Is it possible that the soul of Terri Schiavo has been floating – held in some prolonged and excruciating limbo – waiting for doctors to stop interfering with the process of her death? I believe that this is so, and that is why I have supported her husband’s desires to have her feeding tube removed.
Where to even begin here? I suppose the first place is that most of us take our faith a little more seriously than this. “Maybe” tales of near-death experience, even if titillating to a certain audience, don’t trump the clear words of the Gospel. And Boortz goes even
beyond such tales into something completely novel and speculative, applying near-death experiences to the mentally handicapped.
The second problem is that Boortz yet again implies that Terri Schiavo’s brain has ceased to function. It has not. It functions at less than full health, but it isn’t “dead.”

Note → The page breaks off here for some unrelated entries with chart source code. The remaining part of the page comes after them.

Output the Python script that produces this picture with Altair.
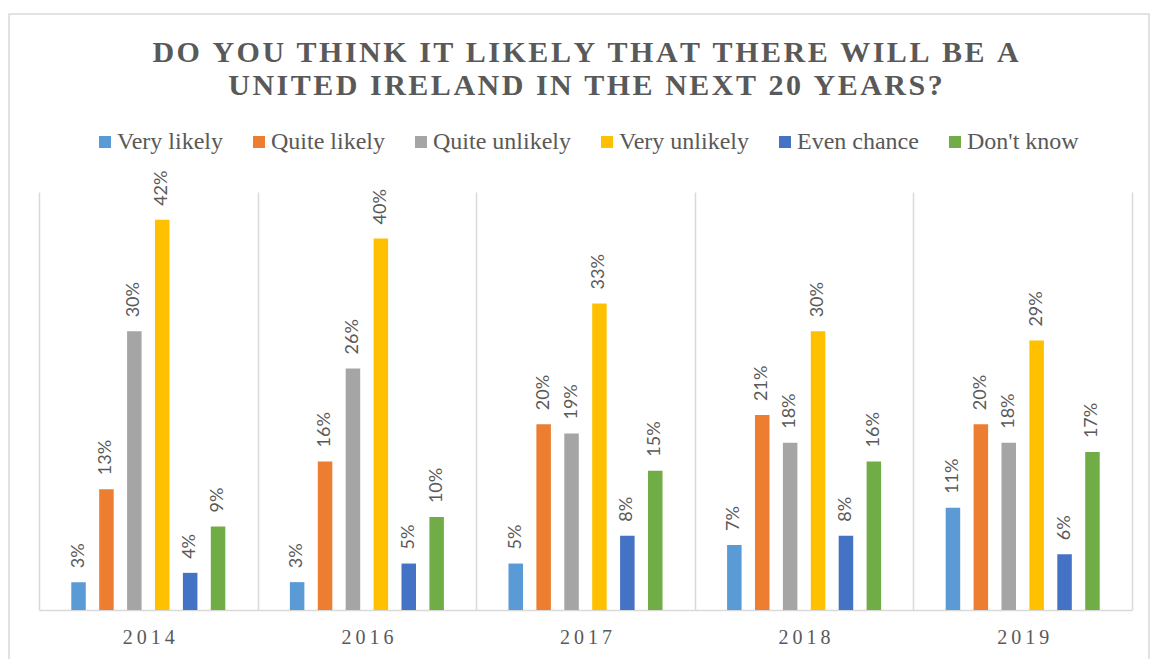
import altair as alt
import pandas as pd

years = ["2014", "2016", "2017", "2018", "2019"]
categories = ["Very likely", "Quite likely", "Quite unlikely", "Very unlikely", "Even chance", "Don't know"]
colors = ["#5B9BD5", "#ED7D31", "#A5A5A5", "#FFC000", "#4472C4", "#70AD47"]

very_likely = [3, 3, 5, 7, 11]
quite_likely = [13, 16, 20, 21, 20]
quite_unlikely = [30, 26, 19, 18, 18]
very_unlikely = [42, 40, 33, 30, 29]
even_chance = [4, 5, 8, 8, 6]
dont_know = [9, 10, 15, 16, 17]

title_lines = ["DO YOU THINK IT LIKELY THAT THERE WILL BE A",
               "UNITED IRELAND IN THE NEXT 20 YEARS?"]

series = [very_likely, quite_likely, quite_unlikely, very_unlikely, even_chance, dont_know]
rows = []
for cat, vals in zip(categories, series):
    for yr, v in zip(years, vals):
        rows.append({"year": yr, "category": cat, "value": v})
df = pd.DataFrame(rows)

HS = "\u200a"
spaced_title = [HS.join(list(t)) for t in title_lines]

GRID = "#d9d9d9"
TXT = "#595959"

x_enc = alt.X("year:N", sort=years, title=None,
              scale=alt.Scale(paddingInner=0, paddingOuter=0),
              axis=alt.Axis(tickBand="extent", grid=True, gridColor=GRID, gridWidth=1.5,
                            domainColor=GRID, domainWidth=1.5, ticks=False, labelAngle=0,
                            labelFont="Liberation Serif", labelFontSize=20, labelColor=TXT,
                            labelPadding=17,
                            labelExpr="join(split(datum.label, ''), '\u2009')"))
# blank slots at both ends of each group give the wide outer margin
offset_domain = ["_l"] + categories + ["_r"]
xo_enc = alt.XOffset("category:N",
                     scale=alt.Scale(domain=offset_domain, paddingInner=0.48, paddingOuter=0.157))
y_enc = alt.Y("value:Q", scale=alt.Scale(domain=[0, 45], nice=False), axis=None)

bars = alt.Chart(df).mark_bar().encode(
    x=x_enc, xOffset=xo_enc, y=y_enc,
    color=alt.Color("category:N", sort=categories,
                    scale=alt.Scale(domain=categories, range=colors),
                    legend=alt.Legend(title=None, orient="none", legendX=54, legendY=-62,
                                      direction="horizontal", symbolType="square",
                                      symbolSize=144, symbolStrokeWidth=0,
                                      labelFont="Liberation Serif", labelFontSize=24,
                                      labelColor=TXT, columnPadding=24, labelOffset=0,
                                      padding=0)),
)

labels = alt.Chart(df).transform_calculate(
    lbl="datum.value + '%'"
).mark_text(angle=270, align="left", baseline="middle", dx=14,
            font="Lato", fontSize=18, color=TXT).encode(
    x=x_enc, xOffset=xo_enc, y=y_enc, text="lbl:N"
)

border = alt.Chart(pd.DataFrame({"k": [0]})).mark_rect(
    fillOpacity=0, stroke=GRID, strokeWidth=1.5
).encode(x=alt.value(-30), x2=alt.value(1110), y=alt.value(-178), y2=alt.value(480))

chart = alt.layer(border, bars, labels).properties(
    width=1093, height=418,
    background="white",
    title=alt.Title(text=spaced_title, font="Liberation Serif", fontSize=30,
                    fontWeight="bold", color=TXT, anchor="middle", offset=-88,
                    lineHeight=33),
    autosize=alt.AutoSizeParams(type="none"),
    padding={"left": 39, "top": 192, "right": 19, "bottom": 49},
).configure_view(stroke=None)

chart.save("out.html", embed_options={"renderer": "svg", "actions": False})
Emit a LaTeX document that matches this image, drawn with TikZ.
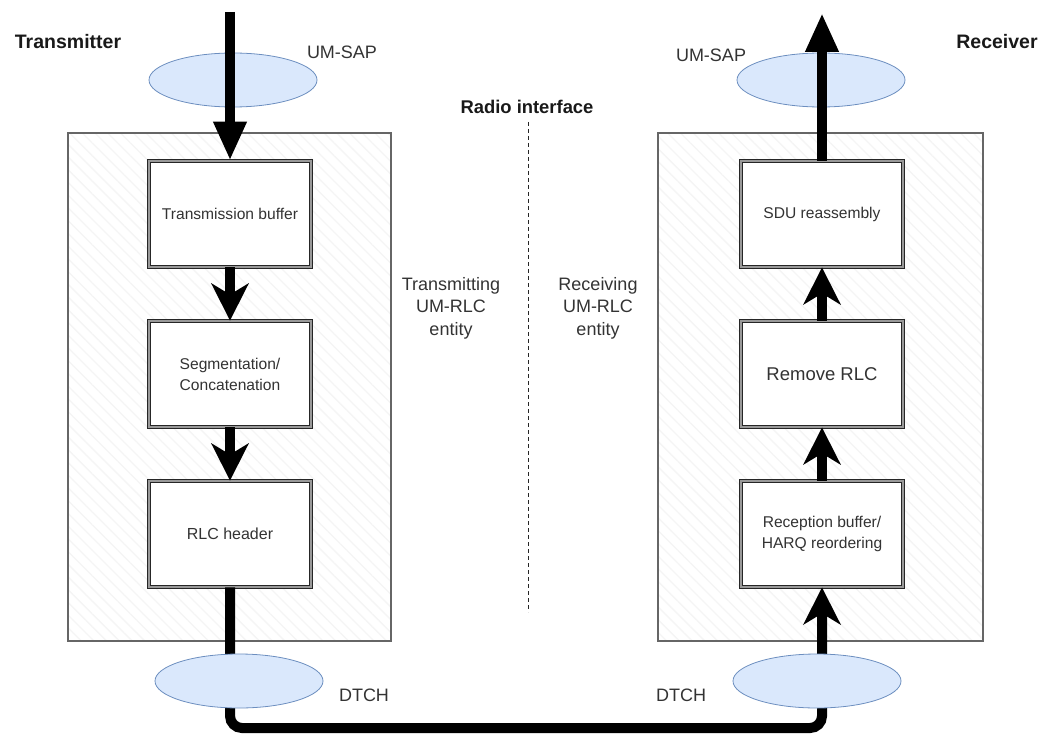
\documentclass[tikz,border=0pt]{standalone}
\usepackage{fontspec}
\setmainfont{Liberation Sans}
\usetikzlibrary{arrows.meta,patterns.meta,shapes.geometric}
\definecolor{sapfill}{HTML}{DAE8FC}
\definecolor{sapdraw}{HTML}{6C8EBF}
\definecolor{txtc}{HTML}{333333}
\begin{document}
\begin{tikzpicture}[x=1pt,y=-1pt,
  lbl/.style={text=txtc,font=\fontsize{18}{22.5}\selectfont,inner sep=0pt,align=center},
  ttl/.style={text=black!90,font=\bfseries\fontsize{19.5}{22}\selectfont,inner sep=0pt},
  entity/.style={draw=black!60,line width=1.8pt,inner sep=0pt,preaction={fill=white},
    pattern={Lines[angle=-45,distance=9pt,line width=1.3pt]},pattern color=black!4},
  stage/.style={draw=black!85,double=black!40,double distance=2pt,line width=0.8pt,fill=white,
    minimum width=162pt,minimum height=106pt,align=center,text=txtc,
    font=\fontsize{15.6}{21}\selectfont,inner sep=0pt},
  sap/.style={ellipse,draw=sapdraw,fill=sapfill,line width=0.8pt,minimum width=168pt,minimum height=54pt,inner sep=0pt},
  flow/.style={draw=black,line width=10pt},
  bigtip/.style={-{Triangle[length=39pt,width=31pt]}},
  midtip/.style={-{Stealth[length=37pt,width=37pt,inset=11pt]}}
]
\useasboundingbox (0,0) rectangle (1051,738);

% entity containers
\node[entity,minimum width=323pt,minimum height=508pt] (txbox) at (229.5,387) {};
\node[entity,minimum width=325pt,minimum height=508pt] (rxbox) at (820.5,387) {};

% radio interface
\coordinate (riT) at (528,122);
\coordinate (riB) at (528,612);
\draw[black!85,line width=1pt,dash pattern=on 4pt off 3pt] (riT) -- (riB);

% stages
\node[stage] (tb) at (230,214) {Transmission buffer};
\node[stage] (seg) at (230,374) {Segmentation/\\Concatenation};
\node[stage,font=\fontsize{16}{21}\selectfont] (rlch) at (230,534) {RLC header};
\node[stage] (sdu) at (822,214) {SDU reassembly};
\node[stage,font=\fontsize{18.5}{21}\selectfont] (rem) at (822,374) {Remove RLC};
\node[stage] (rec) at (822,534) {Reception buffer/\\HARQ reordering};

% bottom connector
\coordinate (bot) at (526,728);
\draw[flow,rounded corners=12pt,midtip] (rlch.south) |- (bot) -| (rec.south);

% SAP ellipses
\node[sap] (dtchL) at (239,681) {};
\node[sap] (dtchR) at (817,681) {};
\node[sap] (sapL) at (233,80) {};
\node[sap] (sapR) at (821,80) {};

% top arrows
\coordinate (inL) at (230,12);
\coordinate (outR) at (822,13);
\draw[flow,bigtip] (inL) -- (tb.north);
\draw[flow,bigtip] (sdu.north) -- (outR);

% inner arrows
\draw[flow,midtip] (tb.south) -- (seg.north);
\draw[flow,midtip] (seg.south) -- (rlch.north);
\draw[flow,midtip] (rec.north) -- (rem.south);
\draw[flow,midtip] (rem.north) -- (sdu.south);

% labels
\node[ttl] (tx) at (68,42) {Transmitter};
\node[ttl] (rx) at (997,42) {Receiver};
\node[ttl,font=\bfseries\fontsize{18.4}{22}\selectfont] (ri) at (527,107) {Radio interface};
\node[lbl] (sapLl) at (342,52) {UM-SAP};
\node[lbl] (sapRl) at (711,55) {UM-SAP};
\node[lbl] (dtchLl) at (364,695) {DTCH};
\node[lbl] (dtchRl) at (681,695) {DTCH};
\node[lbl] (txent) at (451,308) {Transmitting\\UM-RLC\\entity};
\node[lbl] (rxent) at (598,308) {Receiving\\UM-RLC\\entity};
\end{tikzpicture}
\end{document}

Boortz’s position amounts to simply picking an arbitrary line at which he can consider someone dead. There are many mentally disabled people in the world. They’re either dead or alive in some real objective sense, and our personal opinion on the matter doesn’t change this. I think it’s absurd to start calling obviously living people “dead,” and there is certainly no Christian justification for such a thing. Worse than absurd, it’s an attack on their dignity and the value of their lives.
Mr. Boortz is an intelligent man. But he seems symptomatic of a cultural poison that has spread further and deeper than I had realized. Without using the term, he has come to accept the monstrous belief that certain lives aren’t worth living, and therefore have no rights that must be respected. It’s chilling. And it’s about as far from Christian belief as one can get.
UPDATE:
Glenn Reynolds seems to think Boortz's argument is sound, though odd coming from Boortz himself. Wow. That's two well-respected "right-wing" pundits floundering embarrassingly over this issue.
Guys, it's better to simply disagree than to argue from a religious basis neither of you seem terribly well founded in. Glenn would eat me alive if I tried to beat him on legal technicalities here. Why he doesn't realise he's putting himself in the same position by jumping into theology over this baffles me.
Though, to be fair, Glenn might not be endorsing Boortz's opinion.